Have you ever dreamed about being a sports superstar? I wound up going down this path after seeing all the media hoopla as the NFL draft approaches. What sport do you think you would choose? I let my imagination wander far and wide while I played around with this question for a little bit this morning. I didn’t come to any real conclusion, other than listing some specific sports that were automatically ruled out. Both my mother when she was raising me, and my wife since, have had long-standing rules that apply to me based on my sports prowess. These read something like this:
- Marc shall not engage in any activity, sports or otherwise, that involves objects directed toward him at a high velocity. This rule has something to do with my skills in the area of eye/hand coordination, or lack thereof.
- Marc shall not place upon his feet any apparatus that includes free-rolling wheels, thin blades or other instruments leading to the destabilization of balance and his ability to remain upright.
- Marc shall have restrictive permission to hold or otherwise utilize any kind of sharp instrument, i.e., knife, scissors, razors and especially his cooking utility commonly known as a “mandolin.” During such occurrences, he must be wearing protective gear and be under the supervision of a licensed sword swallower or other individual trained in the art of slicing and dicing. It is advised that a medical unit be on standby during any such occurrences.

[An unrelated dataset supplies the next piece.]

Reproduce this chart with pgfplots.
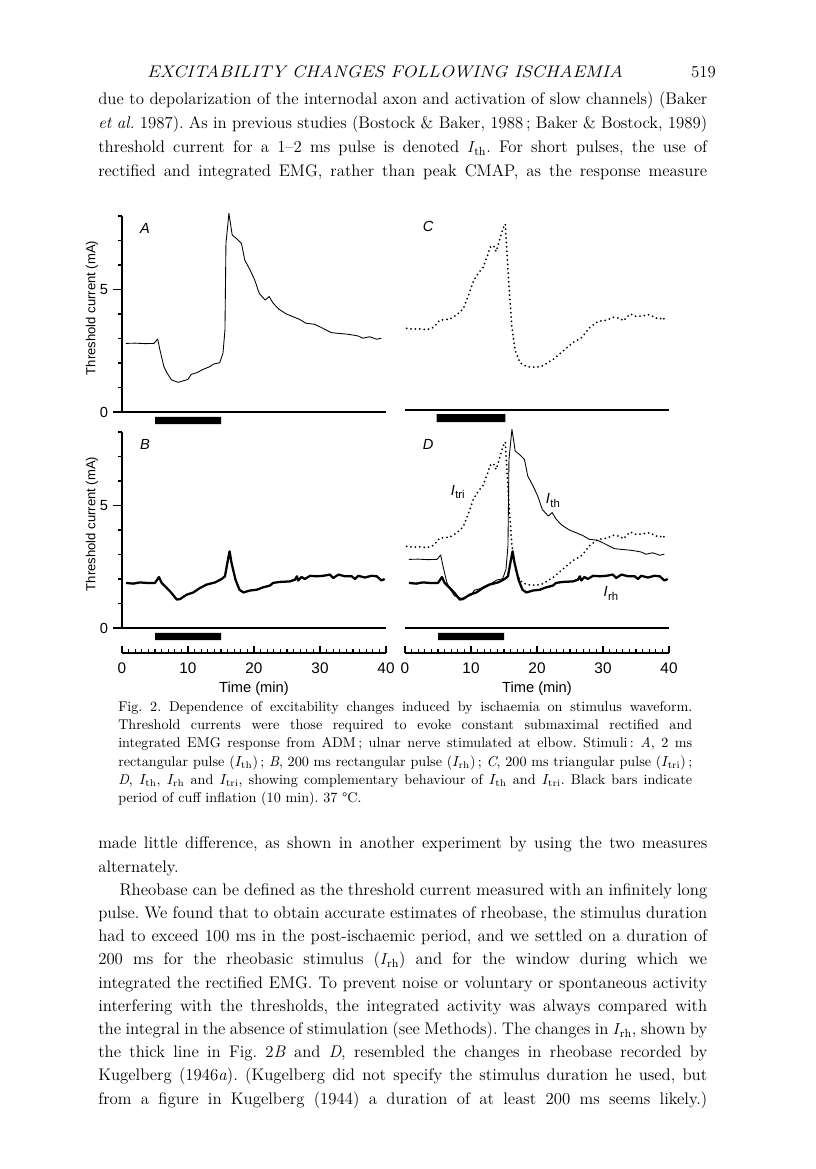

So, right away, games like baseball, ice hockey, javelin toss, knife throwing, etc. are out of play. I suppose likewise for tennis, basketball, lacrosse, and even ping pong (those little hollow balls can really sting!). Then too, target shooting with gun or bow won’t work. I really like to sail but you must have some minimal coordination that has to be on deck at all times, especially when that boom comes swinging across with no notice.
Football is definitely out too. I could not fathom a 300-pound lineman coming straight at me with knurly teeth dripping in saliva and eyeballs spewing sparks and fireballs everywhichway.
Trust me, I went down the list from A to Z and curling was about the only really safe sport I came up with, although I suppose I could slip on the ice or jab myself in the eye with one of those little brooms.
I did consider golf. Now there’s a sport that has a lot going for it when it comes to the basics: strong competition, competent skills levels required, good fan base, suspense and drama and, of course, a ball. You laugh, but I bet most people, at least most Americans, prefer sports that involve a ball.
So the more I think about it, golf would have to be my game. I like the idea that there is little injury experienced in golf—at least injuries caused by the game. Golf is played outside in nice weather at some phenomenal locations. There’s usually a clubhouse that serves good food. I like good food. Now true, it is a bit more costly to participate in golf. You need membership in a club and a bag of clubs with which to hit the ball. Initially, you probably have to buy your own clothes. Later when you become competitive and start winning, the major sporting goods manufacturers will be badgering you to wear their gear and use their hardware. Meanwhile, there is no running involved in the game of golf. That’s a big deal for me.
Yeah, I think I will go with golf. I will ask my wife and see what she thinks. I know she likes the windmill shot and the big tea kettle with the steam puffing out of the spout.